Look through the listing and locate every line containing the word "image"; copy those lines.

Plotting code records:
========

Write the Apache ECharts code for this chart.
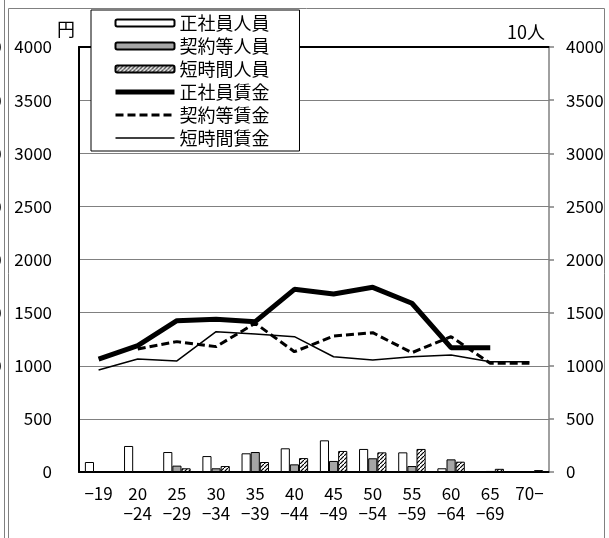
<!DOCTYPE html>
<html>
<head>
<meta charset="utf-8">
<script src="https://cdn.jsdelivr.net/npm/echarts@6/dist/echarts.min.js"></script>
<style>
  html, body { margin: 0; padding: 0; background: #fff; }
  #chart { width: 609px; height: 538px; }
</style>
</head>
<body>
<div id="chart"></div>
<script>
// age groups
const categories = ['−19', '20\n−24', '25\n−29', '30\n−34', '35\n−39', '40\n−44', '45\n−49', '50\n−54', '55\n−59', '60\n−64', '65\n−69', '70−'];

// head counts (10人)
const regularStaff = [94, 245, 188, 150, 176, 223, 298, 217, 185, 35, 4, 2];
const contractStaff = [3, 5, 60, 35, 188, 72, 104, 129, 56, 119, 10, 6];
const partTimeStaff = [4, 6, 35, 56, 94, 131, 198, 185, 217, 97, 30, 18];

// hourly wages (円)
const regularWage = [1063, 1189, 1424, 1437, 1415, 1719, 1675, 1738, 1588, 1170, 1170, null];
const contractWage = [null, 1158, 1227, 1180, 1400, 1132, 1280, 1311, 1123, 1274, 1023, 1023];
const partTimeWage = [960, 1063, 1045, 1321, 1299, 1274, 1085, 1054, 1085, 1101, 1038, 1038];

const axisTicks = [0, 500, 1000, 1500, 2000, 2500, 3000, 3500, 4000];

const FONT = '"Noto Sans CJK JP", "Liberation Sans", sans-serif';

// diagonal hatch for the part-time bars
function makeHatch() {
  const c = document.createElement('canvas');
  c.width = 4;
  c.height = 4;
  const ctx = c.getContext('2d');
  ctx.fillStyle = '#fff';
  ctx.fillRect(0, 0, 4, 4);
  ctx.strokeStyle = '#000';
  ctx.lineWidth = 1.2;
  ctx.beginPath();
  ctx.moveTo(-1, 5);
  ctx.lineTo(5, -1);
  ctx.stroke();
  return c;
}

const chartInstance = echarts.init(document.getElementById('chart'));

const barBase = {
  type: 'bar',
  yAxisIndex: 1,
  barGap: '0%',
  barCategoryGap: '30%',
};

const yMin = axisTicks[0];
const yMax = axisTicks[axisTicks.length - 1];
const yStep = axisTicks[1] - axisTicks[0];
const plain = (v) => String(v);

const option = {
  animation: false,
  textStyle: { fontFamily: FONT },
  graphic: [
    {
      type: 'rect',
      shape: { x: 8.5, y: 8.5, width: 596, height: 560 },
      style: { fill: null, stroke: '#808080', lineWidth: 1 },
      z: 0,
    },
    {
      type: 'line',
      shape: { x1: 4.5, y1: 0, x2: 4.5, y2: 538 },
      style: { stroke: '#808080', lineWidth: 1 },
    },
  ],
  legend: {
    orient: 'vertical',
    left: 91,
    top: 10,
    padding: [3, 30, 3, 22],
    backgroundColor: '#fff',
    borderColor: '#000',
    borderWidth: 1,
    itemWidth: 59,
    itemHeight: 7,
    itemGap: 3,
    textStyle: { fontFamily: FONT, fontSize: 18, color: '#000', lineHeight: 20 },
    data: [
      { name: '正社員人員' },
      { name: '契約等人員' },
      { name: '短時間人員' },
      { name: '正社員賃金', lineStyle: { width: 5 } },
      { name: '契約等賃金', lineStyle: { width: 3 } },
      { name: '短時間賃金', lineStyle: { width: 1.5 } },
    ],
    z: 10,
  },
  grid: {
    left: 79,
    right: 60,
    top: 47,
    bottom: 66,
    outerBoundsMode: 'none',
  },
  xAxis: [
    {
      type: 'category',
      data: categories,
      axisLine: { lineStyle: { color: '#000', width: 2 } },
      axisTick: { inside: true, length: 5, lineStyle: { color: '#808080', width: 1.5 } },
      axisLabel: { color: '#000', fontSize: 17, fontFamily: FONT, margin: 12, lineHeight: 20, interval: 0 },
    },
    {
      // black frame line along the top of the plot
      type: 'category',
      data: categories,
      position: 'top',
      axisLine: { onZero: false, lineStyle: { color: '#000', width: 2 } },
      axisTick: { show: false },
      axisLabel: { show: false },
    },
  ],
  yAxis: [
    {
      type: 'value',
      name: '円',
      nameLocation: 'end',
      nameGap: 6,
      nameTextStyle: { color: '#000', fontSize: 18, fontFamily: FONT, align: 'right', padding: [0, 4, 0, 0] },
      min: yMin,
      max: yMax,
      interval: yStep,
      axisLine: { show: true, lineStyle: { color: '#000', width: 2 } },
      axisTick: { show: false },
      axisLabel: { color: '#000', fontSize: 17, fontFamily: FONT, margin: 27, formatter: plain },
      splitLine: { lineStyle: { color: '#808080', width: 1 } },
    },
    {
      type: 'value',
      name: '10人',
      nameLocation: 'end',
      nameGap: 6,
      nameTextStyle: { color: '#000', fontSize: 18, fontFamily: FONT, align: 'right', padding: [0, 4, 0, 0] },
      position: 'right',
      min: yMin,
      max: yMax,
      interval: yStep,
      axisLine: { show: true, lineStyle: { color: '#808080', width: 1.5 } },
      axisTick: { show: true, length: 5, lineStyle: { color: '#808080', width: 1.5 } },
      axisLabel: { color: '#000', fontSize: 17, fontFamily: FONT, margin: 17, formatter: plain },
      splitLine: { show: false },
    },
    {
      // right-hand labels of the neighbouring chart, cut off at the left edge
      type: 'value',
      position: 'left',
      offset: 100,
      min: yMin,
      max: yMax,
      interval: yStep,
      axisLine: { show: false },
      axisTick: { show: false },
      axisLabel: { color: '#000', fontSize: 17, fontFamily: FONT, margin: 15, align: 'left', formatter: plain },
      splitLine: { show: false },
    },
  ],
  series: [
    {
      ...barBase,
      name: '正社員人員',
      data: regularStaff,
      itemStyle: { color: '#fff', borderColor: '#000', borderWidth: 1 },
    },
    {
      ...barBase,
      name: '契約等人員',
      data: contractStaff,
      itemStyle: { color: '#a6a6a6', borderColor: '#000', borderWidth: 1 },
    },
    {
      ...barBase,
      name: '短時間人員',
      data: partTimeStaff,
      itemStyle: { color: { image: makeHatch(), repeat: 'repeat' }, borderColor: '#000', borderWidth: 1 },
    },
    {
      name: '正社員賃金',
      type: 'line',
      yAxisIndex: 0,
      symbol: 'none',
      data: regularWage,
      itemStyle: { color: '#000', opacity: 0 },
      lineStyle: { color: '#000', width: 5 },
      z: 5,
    },
    {
      name: '契約等賃金',
      type: 'line',
      yAxisIndex: 0,
      symbol: 'none',
      data: contractWage,
      itemStyle: { color: '#000', opacity: 0 },
      lineStyle: { color: '#000', width: 3, type: [8, 4] },
      z: 4,
    },
    {
      name: '短時間賃金',
      type: 'line',
      yAxisIndex: 0,
      symbol: 'none',
      data: partTimeWage,
      itemStyle: { color: '#000', opacity: 0 },
      lineStyle: { color: '#000', width: 1.5 },
      z: 3,
    },
  ],
};

chartInstance.setOption(option);

window.addEventListener('resize', () => chartInstance.resize());
</script>
</body>
</html>
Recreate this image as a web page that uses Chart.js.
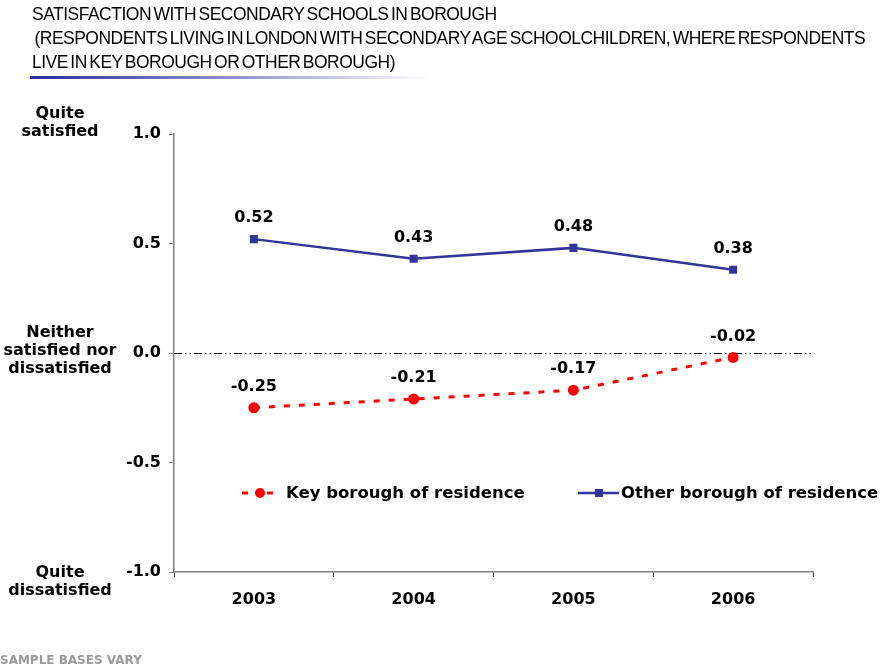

========

--- Solution to the problem ---
      itemStyle: { color: { image: makeHatch(), repeat: 'repeat' }, borderColor: '#000', borderWidth: 1 },
Recreate this image as a web page that uses Chart.js.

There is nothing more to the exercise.